* **Your objective**
In the listing below, find every line containing "with" and copy it out.

* **Data excerpt**
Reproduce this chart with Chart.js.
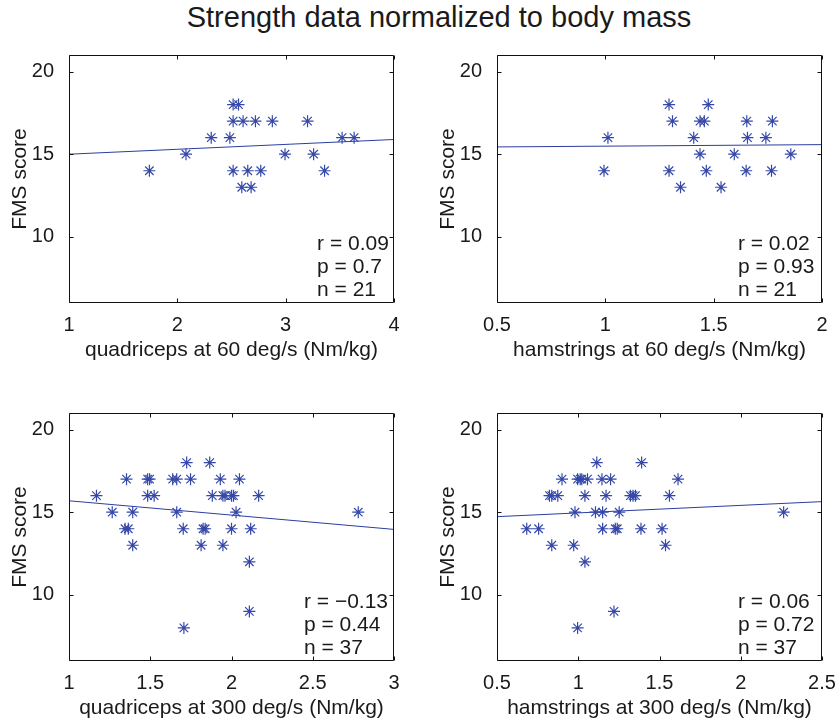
<!DOCTYPE html>
<html>
<head>
<meta charset="utf-8">
<script src="https://cdn.jsdelivr.net/npm/chart.js@4"></script>
<style>
  html, body { margin: 0; padding: 0; background: #fff; width: 840px; height: 720px; overflow: hidden; }
  .panel { position: absolute; width: 410px; height: 340px; }
  #title { position: absolute; left: 0; width: 878px; top: 3px; text-align: center;
           font: 29px/29px "Liberation Sans", Arial, sans-serif; color: #1a1a1a; }
</style>
</head>
<body>
<div id="title">Strength data normalized to body mass</div>
<div class="panel" style="left:0;top:36px"><canvas id="quad60"></canvas></div>
<div class="panel" style="left:428px;top:36px"><canvas id="ham60"></canvas></div>
<div class="panel" style="left:0;top:394px"><canvas id="quad300"></canvas></div>
<div class="panel" style="left:428px;top:394px"><canvas id="ham300"></canvas></div>
<script>
// quadriceps at 60 deg/s
const quad60X = [1.742, 2.080, 2.313, 2.485, 2.515, 2.565, 2.515, 2.607, 2.721, 2.877, 3.202,
                 2.994, 3.258, 2.515, 2.650, 2.770, 3.359, 2.595, 2.681, 3.521, 3.632];
const quad60Y = [14, 15, 16, 16, 18, 18, 17, 17, 17, 17, 17,
                 15, 15, 14, 14, 14, 14, 13, 13, 16, 16];
const quad60Fit = [15.0, 15.89];
const quad60Ticks = [1, 2, 3, 4];
const quad60Stats = ['r = 0.09', 'p = 0.7', 'n = 21'];

// hamstrings at 60 deg/s
const ham60X = [1.012, 0.994, 1.294, 1.475, 1.310, 1.437, 1.457, 1.653, 1.771, 1.408, 1.656,
                1.741, 1.437, 1.595, 1.856, 1.294, 1.466, 1.650, 1.767, 1.347, 1.534];
const ham60Y = [16, 14, 18, 18, 17, 17, 17, 17, 17, 16, 16,
                16, 15, 15, 15, 14, 14, 14, 14, 13, 13];
const ham60Fit = [15.44, 15.58];
const ham60Ticks = [0.5, 1, 1.5, 2];
const ham60Stats = ['r = 0.02', 'p = 0.93', 'n = 21'];

// quadriceps at 300 deg/s
const quad300X = [1.169, 1.266, 1.392, 1.345, 1.365, 1.392, 1.354, 1.484, 1.496, 1.484, 1.524, 1.638, 1.663,
                  1.748, 1.724, 1.866, 1.663, 1.703, 1.825, 1.838, 1.813, 1.947, 1.882, 1.947, 1.960,
                  2.000, 2.012, 1.931, 2.049, 2.028, 2.000, 2.118, 2.110, 2.167, 2.110, 1.707, 2.780];
const quad300Y = [16, 15, 15, 14, 14, 13, 17, 17, 17, 16, 16, 17, 17,
                  17, 18, 18, 15, 14, 14, 14, 13, 13, 16, 16, 16,
                  16, 16, 17, 17, 15, 14, 14, 12, 16, 9, 8, 15];
const quad300Fit = [15.69, 13.96];
const quad300Ticks = [1, 1.5, 2, 2.5, 3];
const quad300Stats = ['r = \u22120.13', 'p = 0.44', 'n = 37'];

// hamstrings at 300 deg/s
const ham300X = [0.683, 0.756, 0.837, 0.823, 0.837, 0.874, 0.900, 0.972, 0.980, 0.996, 1.012, 1.022, 1.057,
                 1.041, 1.041, 0.996, 1.114, 1.106, 1.150, 1.146, 1.199, 1.171, 1.150, 1.228, 1.240,
                 1.252, 1.220, 1.321, 1.337, 1.352, 1.390, 1.386, 1.516, 1.537, 1.561, 1.614, 2.264];
const ham300Y = [14, 14, 13, 16, 16, 16, 17, 13, 15, 17, 17, 17, 17,
                 16, 12, 8, 18, 15, 15, 17, 17, 16, 14, 14, 14,
                 15, 9, 16, 16, 16, 18, 14, 14, 13, 16, 17, 15];
const ham300Fit = [14.73, 15.64];
const ham300Ticks = [0.5, 1, 1.5, 2, 2.5];
const ham300Stats = ['r = 0.06', 'p = 0.72', 'n = 37'];

const fmsTicks = [10, 15, 20];

const FONT = '"Liberation Sans", Arial, sans-serif';
const MARK = '#3548a8';
const LINE = '#2b3ea0';
const STAT_Y = [9.55, 8.15, 6.75];

Chart.defaults.font.family = FONT;
Chart.defaults.color = '#1a1a1a';

// box with inward ticks + r/p/n text
const framePlugin = {
    id: 'frame',
    afterDraw(chart, args, opts) {
        const { ctx, chartArea: a, scales: { x, y } } = chart;
        const l = Math.round(a.left) + 0.5, r = Math.round(a.right) - 0.5;
        const t = Math.round(a.top) + 0.5, b = Math.round(a.bottom) - 0.5;
        ctx.save();
        ctx.strokeStyle = '#111';
        ctx.lineWidth = 1;
        ctx.beginPath();
        ctx.rect(l, t, r - l, b - t);
        x.ticks.forEach(tk => {
            const px = Math.round(x.getPixelForValue(tk.value)) + 0.5;
            ctx.moveTo(px, b); ctx.lineTo(px, b - 4);
            ctx.moveTo(px, t); ctx.lineTo(px, t + 4);
        });
        y.ticks.forEach(tk => {
            const py = Math.round(y.getPixelForValue(tk.value)) + 0.5;
            ctx.moveTo(l, py); ctx.lineTo(l + 4, py);
            ctx.moveTo(r, py); ctx.lineTo(r - 4, py);
        });
        ctx.stroke();

        ctx.fillStyle = '#1a1a1a';
        ctx.font = '21px ' + FONT;
        ctx.textAlign = 'left';
        ctx.textBaseline = 'middle';
        opts.stats.forEach((s, i) => {
            ctx.fillText(s, x.getPixelForValue(opts.statX), y.getPixelForValue(STAT_Y[i]));
        });
        ctx.restore();
    }
};

function makePanel(id, xs, ys, fit, ticks, label, stats, statX) {
    const xMin = ticks[0], xMax = ticks[ticks.length - 1];
    new Chart(document.getElementById(id), {
        type: 'scatter',
        data: {
            datasets: [{
                data: xs.map((v, i) => ({ x: v, y: ys[i] })),
                pointStyle: 'star',
                pointRadius: 6,
                borderColor: MARK,
                backgroundColor: MARK,
                borderWidth: 1.2
            }, {
                data: [{ x: xMin, y: fit[0] }, { x: xMax, y: fit[1] }],
                showLine: true,
                pointRadius: 0,
                borderColor: LINE,
                borderWidth: 1
            }]
        },
        options: {
            responsive: true,
            maintainAspectRatio: false,
            animation: false,
            layout: { autoPadding: false, padding: { top: 10, right: 16, left: 0, bottom: 0 } },
            plugins: {
                legend: { display: false },
                tooltip: { enabled: false },
                frame: { stats: stats, statX: statX }
            },
            scales: {
                x: {
                    type: 'linear',
                    min: xMin,
                    max: xMax,
                    grid: { display: false },
                    border: { display: false },
                    afterBuildTicks: s => { s.ticks = ticks.map(v => ({ value: v })); },
                    afterFit: s => { s.height = 73; },
                    ticks: { font: { size: 20 }, padding: 2, maxRotation: 0, callback: v => String(v) },
                    title: { display: true, text: label, font: { size: 21 }, padding: { top: 0, bottom: 13 } }
                },
                y: {
                    type: 'linear',
                    min: 6,
                    max: 21,
                    grid: { display: false },
                    border: { display: false },
                    afterBuildTicks: s => { s.ticks = fmsTicks.map(v => ({ value: v })); },
                    afterFit: s => { s.width = 69; },
                    ticks: { font: { size: 20 }, padding: 7, callback: v => String(v) },
                    title: { display: true, text: 'FMS score', font: { size: 21 }, padding: { top: 8, bottom: 0 } }
                }
            }
        },
        plugins: [framePlugin]
    });
}

makePanel('quad60', quad60X, quad60Y, quad60Fit, quad60Ticks, 'quadriceps at 60 deg/s (Nm/kg)', quad60Stats, 3.29);
makePanel('ham60', ham60X, ham60Y, ham60Fit, ham60Ticks, 'hamstrings at 60 deg/s (Nm/kg)', ham60Stats, 1.612);
makePanel('quad300', quad300X, quad300Y, quad300Fit, quad300Ticks, 'quadriceps at 300 deg/s (Nm/kg)', quad300Stats, 2.446);
makePanel('ham300', ham300X, ham300Y, ham300Fit, ham300Ticks, 'hamstrings at 300 deg/s (Nm/kg)', ham300Stats, 1.983);
</script>
</body>
</html>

* **Exercise answer**
Reproduce this chart with Chart.js.
// box with inward ticks + r/p/n text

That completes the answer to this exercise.